Throughout the month of January, as stocks have marched higher with no significant downward moves, the calls for a correction have been getting louder.

We've finally arrived at the point where Wall Street strategists are declaring an expected pullback in the stock market this month as a "consensus" view.

BofA Merrill Lynch technical analyst Mary Ann Bartels wrote in a note to clients that because everyone is now calling for a correction, it may in fact be delayed.

JPMorgan's top equity strategist, Tom Lee, is considering the same thing – but he takes the thought experiment one step further today.

What if we don't get a correction at all?

In a note to clients, Lee writes:

In our view, we still see [the first half of 2013] as tricky, but it’s too early to call for retracement given where hedge fund beta and high yield spreads sit. Our base case has been for the S&P 500 to start the year strong and rally to around 1500 before seeing a retracement towards 1350-1400. Investors have asked us recently whether the resilience in markets has altered our 1H13 views, especially as the S&P 500 is above the 1500 level we initially targeted short-term.

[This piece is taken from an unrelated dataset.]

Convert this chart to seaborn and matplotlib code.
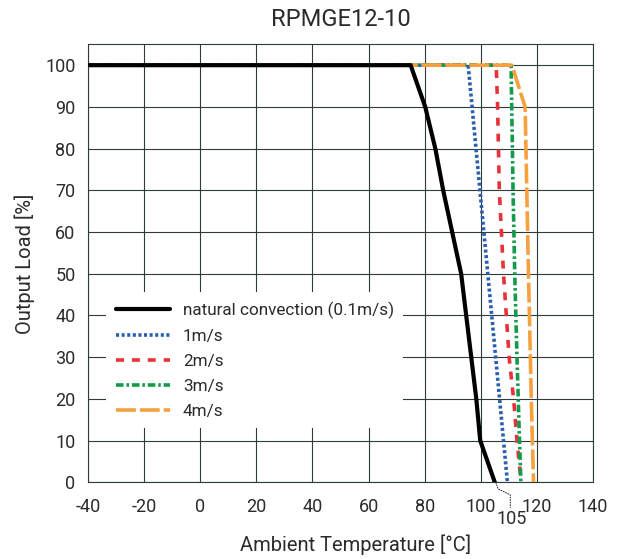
import matplotlib
matplotlib.use("Agg")
import matplotlib.pyplot as plt
import seaborn as sns

# derating curves (temperature in degC, load in %)
nat_temp = [-40, 75, 80.2, 83.8, 86.6, 89.8, 93, 94.8, 96.6, 98.4, 99.8, 105]
nat_load = [100, 100, 90, 80, 70, 60, 50, 40, 30, 20, 10, 0]

ms1_temp = [-40, 95.5, 109.5]
ms1_load = [100, 100, 0]

ms2_temp = [-40, 105.5, 106, 106.6, 108.1, 109.1, 110.1, 111.7, 112.9, 114.4]
ms2_load = [100, 100, 90, 70, 50, 40, 30, 20, 10, 0]

ms3_temp = [-40, 110.8, 111.5, 112.1, 112.9, 113.8, 114.3]
ms3_load = [100, 100, 70, 50, 30, 10, 0]

ms4_temp = [-40, 111.1, 115.8, 117, 118, 118.8]
ms4_load = [100, 100, 90, 50, 20, 0]

labels = ["natural convection (0.1m/s)", "1m/s", "2m/s", "3m/s", "4m/s"]
x_ticks = list(range(-40, 141, 20))
y_ticks = list(range(0, 101, 10))

# leader line to the "105" note under the axis
note_x = [105.3, 106.2, 110.5, 110.5]
note_y = [0, -1.6, -3.0, -6.1]

sns.set_theme(style="white")
plt.rcParams["font.family"] = ["Roboto", "DejaVu Sans"]
plt.rcParams["axes.unicode_minus"] = False
TXT = "#2b2b2b"
GRID = "#2f3b3b"

fig = plt.figure(figsize=(6.19, 5.59), dpi=100)
ax = fig.add_axes([0.1422, 0.1372, 0.8158, 0.7835])

series = [
    (ms1_temp, ms1_load, "#2a5fae", 2.6, (0, (0.85, 0.7))),
    (ms2_temp, ms2_load, "#e8323a", 2.6, (0, (2.2, 2.2))),
    (ms3_temp, ms3_load, "#139a4b", 2.6, (0, (2.1, 0.8, 0.7, 0.8))),
    (ms4_temp, ms4_load, "#f6a03f", 2.6, (0, (5.5, 1.1))),
]

handles = {}
for (tx, ld, col, lw, ls), lab in zip(series, labels[1:]):
    sns.lineplot(x=tx, y=ld, ax=ax, color=col, linewidth=lw, linestyle=ls,
                 estimator=None, sort=False, zorder=3)
    handles[lab] = ax.lines[-1]

sns.lineplot(x=nat_temp, y=nat_load, ax=ax, color="black", linewidth=3.0,
             estimator=None, sort=False, zorder=4)
handles[labels[0]] = ax.lines[-1]

ax.plot(note_x, note_y, color="black", linewidth=0.6, linestyle=(0, (2, 1)),
        clip_on=False)
ax.text(110.9, -8.8, "105", ha="center", va="center", fontsize=13, color=TXT)

ax.set_xlim(-40, 140)
ax.set_ylim(0, 105)
ax.set_xticks(x_ticks)
ax.set_yticks(y_ticks)
ax.tick_params(length=0, labelsize=13, labelcolor=TXT)
ax.tick_params(axis="x", pad=11)
ax.tick_params(axis="y", pad=9)

ax.grid(True, color=GRID, linewidth=0.8)
ax.set_axisbelow(True)
for sp in ax.spines.values():
    sp.set_color(GRID)
    sp.set_linewidth(0.8)

ax.set_title("RPMGE12-10", fontsize=17, color=TXT, pad=13)
ax.set_xlabel("Ambient Temperature [°C]", fontsize=14.5, color=TXT)
ax.set_ylabel("Output Load [%]", fontsize=14.5, color=TXT)
ax.xaxis.set_label_coords(0.529, -0.12)
ax.yaxis.set_label_coords(-0.105, 0.5)

leg = ax.legend([handles[l] for l in labels], labels, loc="upper left",
                bbox_to_anchor=(0.036, 0.434), fontsize=12.3, frameon=True,
                fancybox=False, framealpha=1, facecolor="white",
                edgecolor="none", borderpad=0.55, handlelength=3.2,
                handletextpad=0.74, labelspacing=0.58, borderaxespad=0)
for t in leg.get_texts():
    t.set_color(TXT)
leg.set_zorder(5)

fig.savefig("out.png", dpi=100)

The key question is what is likely to be the “downside” catalyst that significantly weakens markets to trigger a retracement. In our view, what typically happens prior to a 5%-10% retracement is that risk/reward for markets becomes balanced or even unfavorable as the market becomes positioned for only good news— that is, vulnerability emerges when investors are already overweight stocks, valuations are more demanding and credit backdrop is less supportive. We have not seen such signs associated with near-term peaks, so we remain constructive for now. In any case, we recommend investors buy dips and overweight stocks throughout 2013.

What could go wrong? Market does not correct in [the first half of 2013]. We see the biggest challenge to our view as the possibility that equity markets are not negatively affected by bad news and continue to strengthen through 1H. And this could be a result of a change in the market’s character. If investor confidence strengthens, there may be less volatility.

Needless to say, this market has a lot of folks scratching their heads right now.